Otterbein: I think the choice of the selfie line is a brilliant one. And part of what makes it work is that those people are posting those photos on social media. And so when their friends and their family members see them with Elizabeth Warren or whoever, that makes them interested in the candidate and makes them maybe take another look. That’s what is genius about it. If this was just on your personal Polaroid, it wouldn’t work, right?
The Bernie people would say that some of these things that Warren is doing—particularly with small-dollar fundraising—are something that, you know, he led the way on in 2016. He really pioneered the idea of massive email, small-dollar fundraising, and swearing off big-dollar fundraisers in order to do that.
Harris: Let’s pull out the imaginary POLITICO crystal ball that allows us to see into the future. If you would ask one question of that crystal ball about what’s going to happen between now and the end of the year, just before voting starts, what would be the one question you’d like to know?

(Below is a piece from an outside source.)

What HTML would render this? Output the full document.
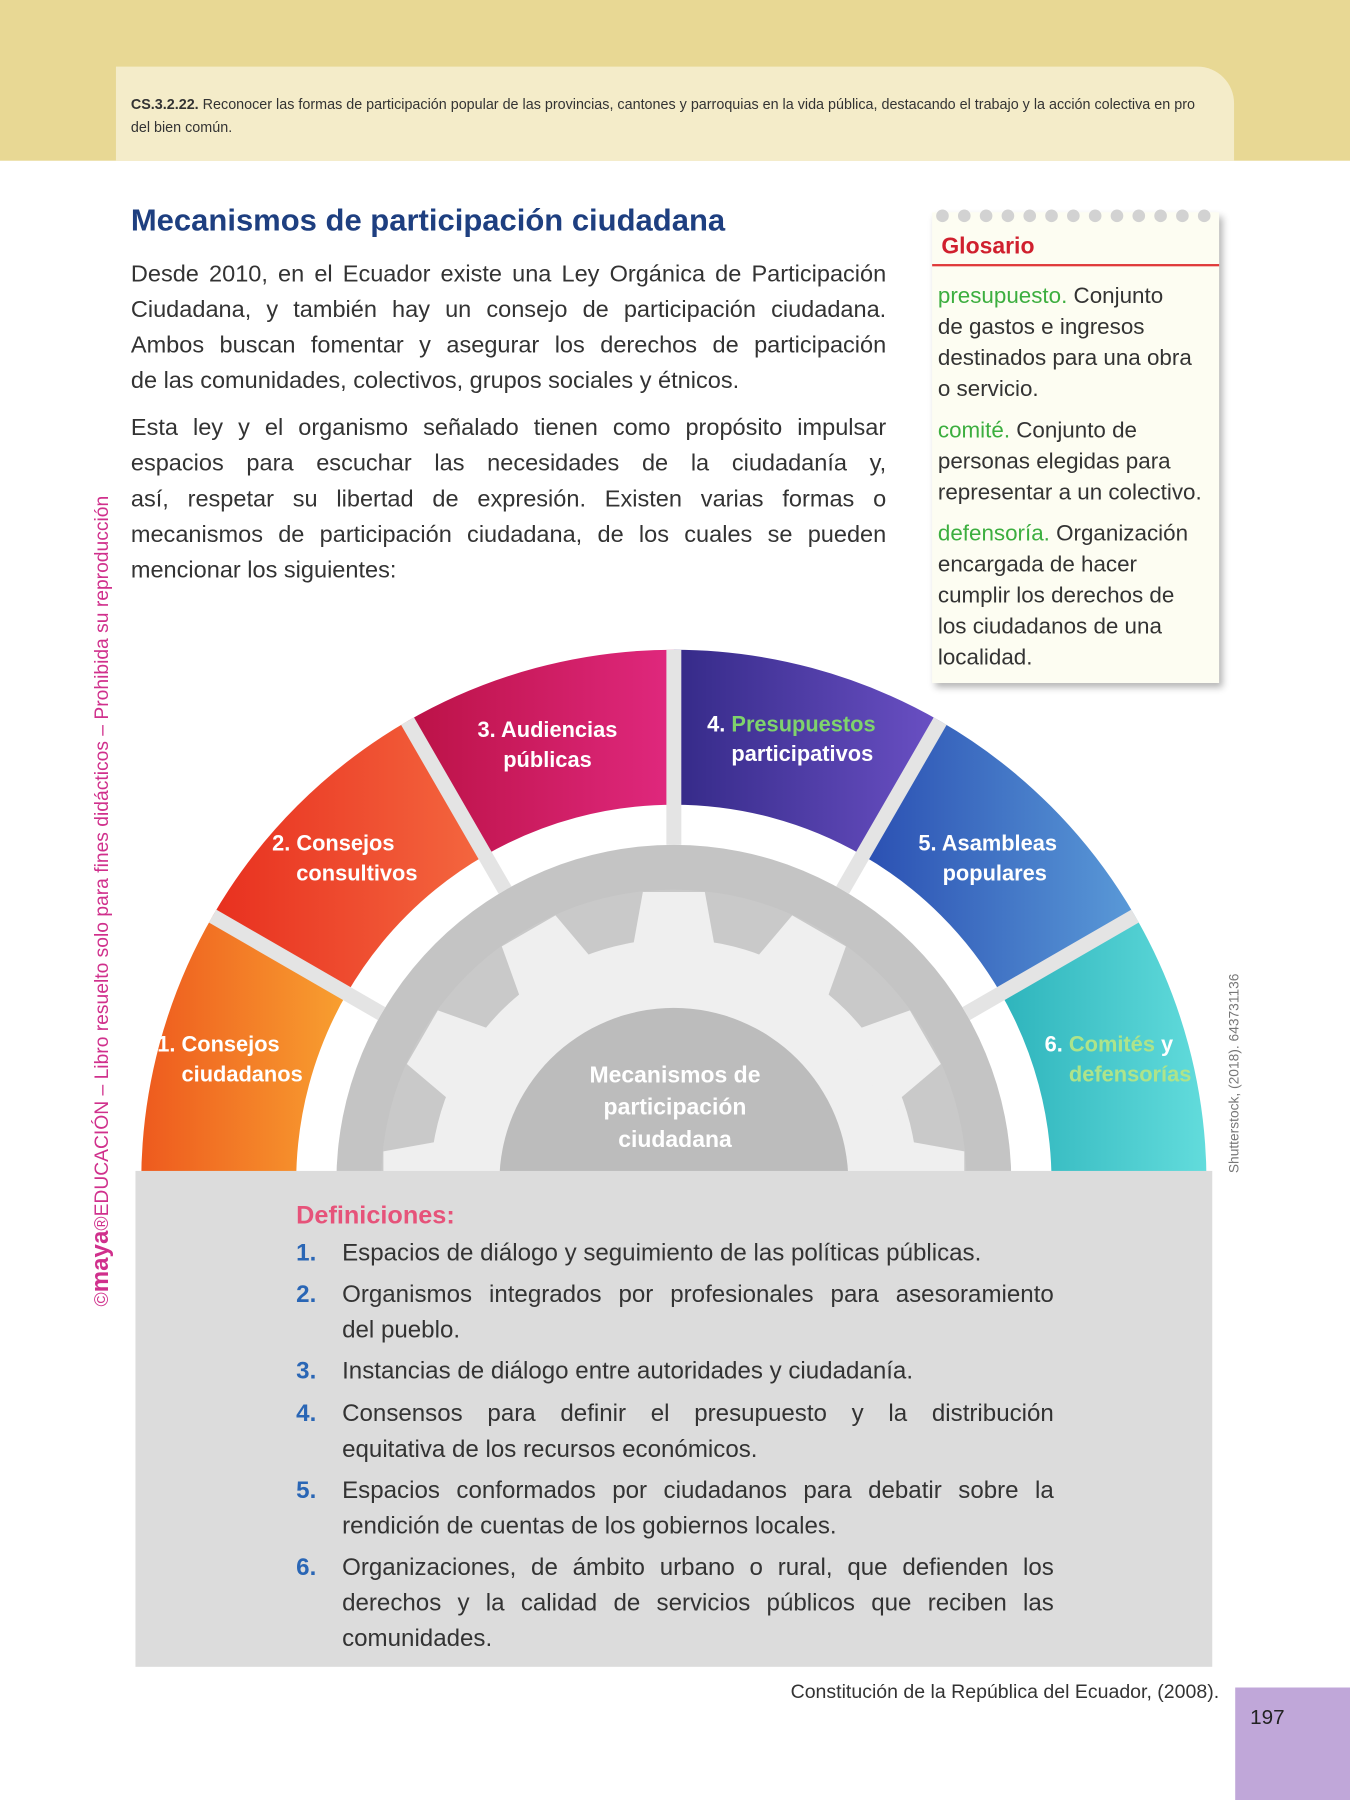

And not who’s going to be ahead in the polls. Tell me what are the big variables that you really are focused on.
Siders: I guess my question would be where the economy is. And I don’t mean the metrics about wages and some of these perhaps more impactful measurements that Democrats talk about. But the top-line numbers that tend to drive and help or hurt a president’s approval rating. If we really are sliding into the beginnings of a recession. I’d be curious to know where that stands by the end of the fall and how the candidates react to it, and how the views of the candidates among the Democratic electorate are shaped by where the economy stands in a few months.
Otterbein: Is it cheating if I say who is doing best with black voters? I think that is pretty much the race, right? Right now, a big part of the reason that Joe Biden is ahead is because he is just crushing everyone else among African American voters. Pete is doing atrociously with black voters. Elizabeth Warren is not doing well—I think she’s kind of won a lot of high-profile black activists over but just has not done well with the electorate there yet. Bernie is doing OK. He’s second usually, but he’s just way far behind Biden. And you know, if no one can beat Biden on that front, then I think Biden has got the nomination.
Korecki: I guess one variable that could affect the Democratic primary is where’s the impeachment inquiry at that point, and how does that affect how people position themselves. If you start off the beginning of the year, no one would touch it. No one in the 2020 field was asking for it, would even go near it. And then it started becoming who could ask—Castro actually asked for it first, I believe. But Warren made the biggest splash with it. And when she did, she raised a ton of money. And lots of Democrats then started jumping on board. So, that’s why I’d look at where we are on impeachment in the late fall. Whoever at that point is in the best position as the anti-Trump, ‘I can beat Trump’ candidate has the best shot in Iowa, and that’s going to be just a month from then.